__SET EXERCISE__:
Check every line below for the word "matplotlib" and copy the ones that have it.

------------------------

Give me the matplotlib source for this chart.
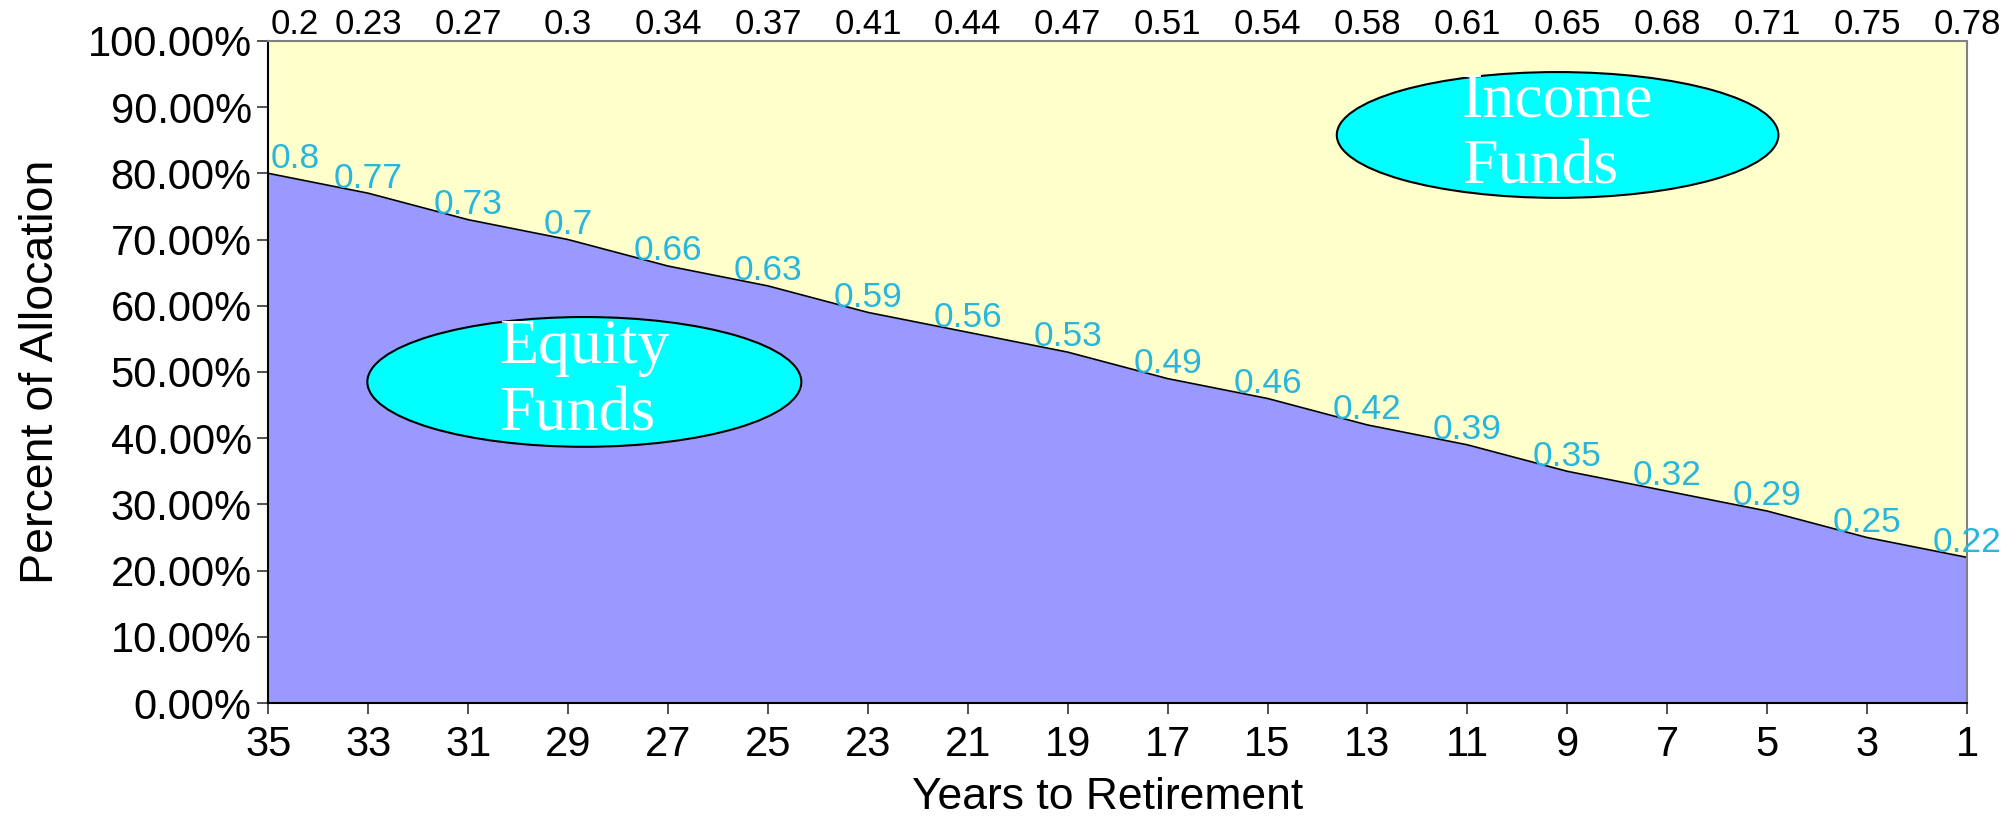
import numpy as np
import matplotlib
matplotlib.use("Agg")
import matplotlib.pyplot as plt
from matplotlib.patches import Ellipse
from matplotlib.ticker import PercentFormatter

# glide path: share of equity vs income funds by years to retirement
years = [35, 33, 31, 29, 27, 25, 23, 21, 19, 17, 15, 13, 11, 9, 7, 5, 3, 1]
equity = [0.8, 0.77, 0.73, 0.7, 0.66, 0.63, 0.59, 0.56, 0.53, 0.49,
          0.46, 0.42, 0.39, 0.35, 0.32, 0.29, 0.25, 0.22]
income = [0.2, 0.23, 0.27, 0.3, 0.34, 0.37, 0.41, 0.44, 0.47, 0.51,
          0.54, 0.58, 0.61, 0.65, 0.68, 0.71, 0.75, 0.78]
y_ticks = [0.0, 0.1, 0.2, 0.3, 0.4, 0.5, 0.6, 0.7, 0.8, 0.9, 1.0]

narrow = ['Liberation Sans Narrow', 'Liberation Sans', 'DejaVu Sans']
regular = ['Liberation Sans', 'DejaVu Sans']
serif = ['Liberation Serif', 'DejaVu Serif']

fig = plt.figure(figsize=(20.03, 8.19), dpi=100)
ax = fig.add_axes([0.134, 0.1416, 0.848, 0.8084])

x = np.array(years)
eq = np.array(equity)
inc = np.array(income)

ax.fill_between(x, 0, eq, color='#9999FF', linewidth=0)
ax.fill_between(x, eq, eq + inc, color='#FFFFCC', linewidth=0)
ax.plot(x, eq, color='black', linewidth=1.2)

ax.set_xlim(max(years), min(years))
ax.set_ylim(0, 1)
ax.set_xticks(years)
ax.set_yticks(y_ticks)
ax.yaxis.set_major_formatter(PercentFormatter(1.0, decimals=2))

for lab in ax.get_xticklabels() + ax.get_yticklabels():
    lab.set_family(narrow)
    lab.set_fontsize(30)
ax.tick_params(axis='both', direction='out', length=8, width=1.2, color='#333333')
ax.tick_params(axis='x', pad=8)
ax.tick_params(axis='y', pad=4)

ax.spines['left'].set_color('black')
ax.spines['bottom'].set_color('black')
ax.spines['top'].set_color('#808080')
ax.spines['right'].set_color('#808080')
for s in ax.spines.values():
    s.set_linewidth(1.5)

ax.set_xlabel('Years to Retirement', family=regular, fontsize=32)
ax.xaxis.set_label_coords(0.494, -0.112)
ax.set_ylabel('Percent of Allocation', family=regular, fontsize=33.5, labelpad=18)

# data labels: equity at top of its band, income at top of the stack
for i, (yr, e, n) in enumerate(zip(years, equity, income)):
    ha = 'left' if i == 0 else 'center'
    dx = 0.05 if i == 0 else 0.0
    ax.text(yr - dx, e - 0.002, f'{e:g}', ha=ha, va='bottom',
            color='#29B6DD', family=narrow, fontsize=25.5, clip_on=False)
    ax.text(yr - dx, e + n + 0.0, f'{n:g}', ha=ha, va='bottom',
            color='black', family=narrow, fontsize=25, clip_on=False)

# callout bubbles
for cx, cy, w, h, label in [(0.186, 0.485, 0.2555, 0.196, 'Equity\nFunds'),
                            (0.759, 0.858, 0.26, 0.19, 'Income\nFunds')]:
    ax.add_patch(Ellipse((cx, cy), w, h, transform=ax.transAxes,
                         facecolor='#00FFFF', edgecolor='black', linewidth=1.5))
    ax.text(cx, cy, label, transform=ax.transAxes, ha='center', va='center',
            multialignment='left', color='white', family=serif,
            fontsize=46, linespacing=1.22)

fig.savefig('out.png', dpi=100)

------------------------

__RESULT FOR THIS EXERCISE__:
Give me the matplotlib source for this chart.
import matplotlib
matplotlib.use("Agg")
import matplotlib.pyplot as plt
from matplotlib.patches import Ellipse
from matplotlib.ticker import PercentFormatter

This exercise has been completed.